[Entries with chart source code]
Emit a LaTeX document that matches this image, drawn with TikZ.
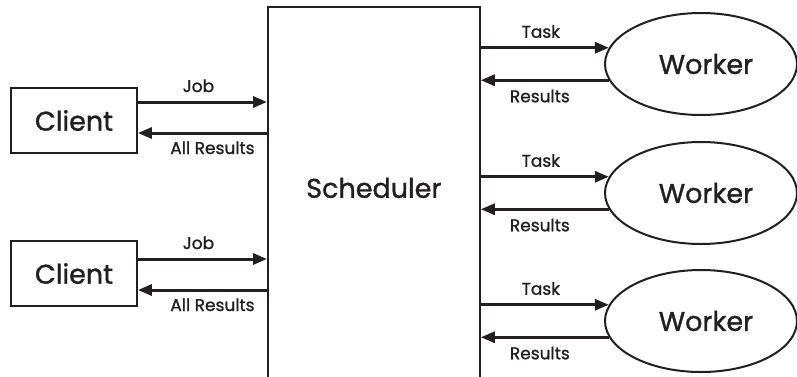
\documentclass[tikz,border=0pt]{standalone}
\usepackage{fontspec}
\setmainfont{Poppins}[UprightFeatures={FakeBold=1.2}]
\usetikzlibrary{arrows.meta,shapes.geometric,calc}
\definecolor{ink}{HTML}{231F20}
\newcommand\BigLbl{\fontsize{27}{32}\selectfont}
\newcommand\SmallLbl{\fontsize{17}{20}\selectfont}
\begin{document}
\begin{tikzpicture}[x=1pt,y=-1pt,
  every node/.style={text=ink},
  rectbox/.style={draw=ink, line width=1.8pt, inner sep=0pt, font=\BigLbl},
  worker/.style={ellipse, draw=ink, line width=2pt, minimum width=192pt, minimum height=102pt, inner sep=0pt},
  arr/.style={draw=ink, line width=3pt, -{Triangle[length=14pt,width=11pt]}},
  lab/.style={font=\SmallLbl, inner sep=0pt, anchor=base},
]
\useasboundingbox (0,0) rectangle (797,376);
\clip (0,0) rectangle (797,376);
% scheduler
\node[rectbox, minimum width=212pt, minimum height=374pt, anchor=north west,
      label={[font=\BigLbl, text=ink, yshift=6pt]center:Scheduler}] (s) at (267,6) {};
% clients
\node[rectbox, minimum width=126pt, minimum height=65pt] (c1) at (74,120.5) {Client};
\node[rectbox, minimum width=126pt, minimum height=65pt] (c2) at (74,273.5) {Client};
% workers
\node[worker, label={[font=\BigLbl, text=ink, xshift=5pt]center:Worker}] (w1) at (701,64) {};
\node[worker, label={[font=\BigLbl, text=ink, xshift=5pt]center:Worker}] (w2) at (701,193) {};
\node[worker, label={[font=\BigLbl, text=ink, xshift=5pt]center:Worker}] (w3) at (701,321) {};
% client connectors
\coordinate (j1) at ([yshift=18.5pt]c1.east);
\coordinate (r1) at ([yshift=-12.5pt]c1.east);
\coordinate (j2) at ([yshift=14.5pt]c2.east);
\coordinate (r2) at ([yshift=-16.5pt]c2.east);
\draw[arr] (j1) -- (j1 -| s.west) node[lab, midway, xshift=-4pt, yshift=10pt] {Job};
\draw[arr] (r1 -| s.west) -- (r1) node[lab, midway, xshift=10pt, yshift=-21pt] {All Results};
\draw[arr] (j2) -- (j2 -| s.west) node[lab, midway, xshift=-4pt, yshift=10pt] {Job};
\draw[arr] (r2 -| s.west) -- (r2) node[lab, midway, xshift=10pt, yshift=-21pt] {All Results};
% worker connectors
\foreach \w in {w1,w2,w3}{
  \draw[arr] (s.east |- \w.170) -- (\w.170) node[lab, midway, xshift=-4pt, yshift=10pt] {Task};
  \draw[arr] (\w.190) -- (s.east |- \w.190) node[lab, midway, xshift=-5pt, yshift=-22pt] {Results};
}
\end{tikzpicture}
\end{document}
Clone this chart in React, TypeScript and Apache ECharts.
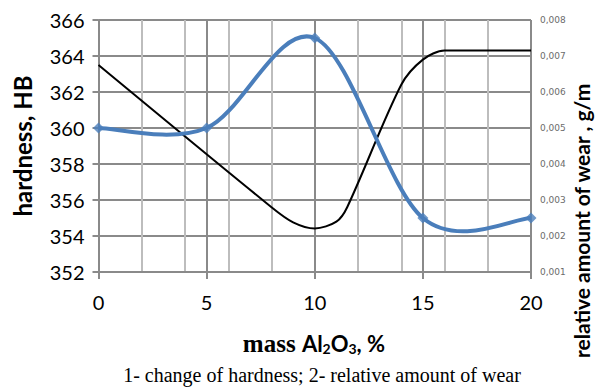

_WHAT IS ASKED_: All records above are to be printed exactly, minus the pictures they contain.

_SOLUTION FOR THIS PROBLEM_:
Emit a LaTeX document that matches this image, drawn with TikZ.
\documentclass[tikz,border=0pt]{standalone}
\usepackage{fontspec}
\setmainfont{Poppins}[UprightFeatures={FakeBold=1.2}]
\usetikzlibrary{arrows.meta,shapes.geometric,calc}
\definecolor{ink}{HTML}{231F20}
\newcommand\BigLbl{\fontsize{27}{32}\selectfont}
\newcommand\SmallLbl{\fontsize{17}{20}\selectfont}
\begin{document}
\begin{tikzpicture}[x=1pt,y=-1pt,
  every node/.style={text=ink},
  rectbox/.style={draw=ink, line width=1.8pt, inner sep=0pt, font=\BigLbl},
  worker/.style={ellipse, draw=ink, line width=2pt, minimum width=192pt, minimum height=102pt, inner sep=0pt},
  arr/.style={draw=ink, line width=3pt, -{Triangle[length=14pt,width=11pt]}},
  lab/.style={font=\SmallLbl, inner sep=0pt, anchor=base},
]
\useasboundingbox (0,0) rectangle (797,376);
\clip (0,0) rectangle (797,376);
% scheduler
\node[rectbox, minimum width=212pt, minimum height=374pt, anchor=north west,
      label={[font=\BigLbl, text=ink, yshift=6pt]center:Scheduler}] (s) at (267,6) {};
% clients
\node[rectbox, minimum width=126pt, minimum height=65pt] (c1) at (74,120.5) {Client};
\node[rectbox, minimum width=126pt, minimum height=65pt] (c2) at (74,273.5) {Client};
% workers
\node[worker, label={[font=\BigLbl, text=ink, xshift=5pt]center:Worker}] (w1) at (701,64) {};
\node[worker, label={[font=\BigLbl, text=ink, xshift=5pt]center:Worker}] (w2) at (701,193) {};
\node[worker, label={[font=\BigLbl, text=ink, xshift=5pt]center:Worker}] (w3) at (701,321) {};
% client connectors
\coordinate (j1) at ([yshift=18.5pt]c1.east);
\coordinate (r1) at ([yshift=-12.5pt]c1.east);
\coordinate (j2) at ([yshift=14.5pt]c2.east);
\coordinate (r2) at ([yshift=-16.5pt]c2.east);
\draw[arr] (j1) -- (j1 -| s.west) node[lab, midway, xshift=-4pt, yshift=10pt] {Job};
\draw[arr] (r1 -| s.west) -- (r1) node[lab, midway, xshift=10pt, yshift=-21pt] {All Results};
\draw[arr] (j2) -- (j2 -| s.west) node[lab, midway, xshift=-4pt, yshift=10pt] {Job};
\draw[arr] (r2 -| s.west) -- (r2) node[lab, midway, xshift=10pt, yshift=-21pt] {All Results};
% worker connectors
\foreach \w in {w1,w2,w3}{
  \draw[arr] (s.east |- \w.170) -- (\w.170) node[lab, midway, xshift=-4pt, yshift=10pt] {Task};
  \draw[arr] (\w.190) -- (s.east |- \w.190) node[lab, midway, xshift=-5pt, yshift=-22pt] {Results};
}
\end{tikzpicture}
\end{document}
Clone this chart in React, TypeScript and Apache ECharts.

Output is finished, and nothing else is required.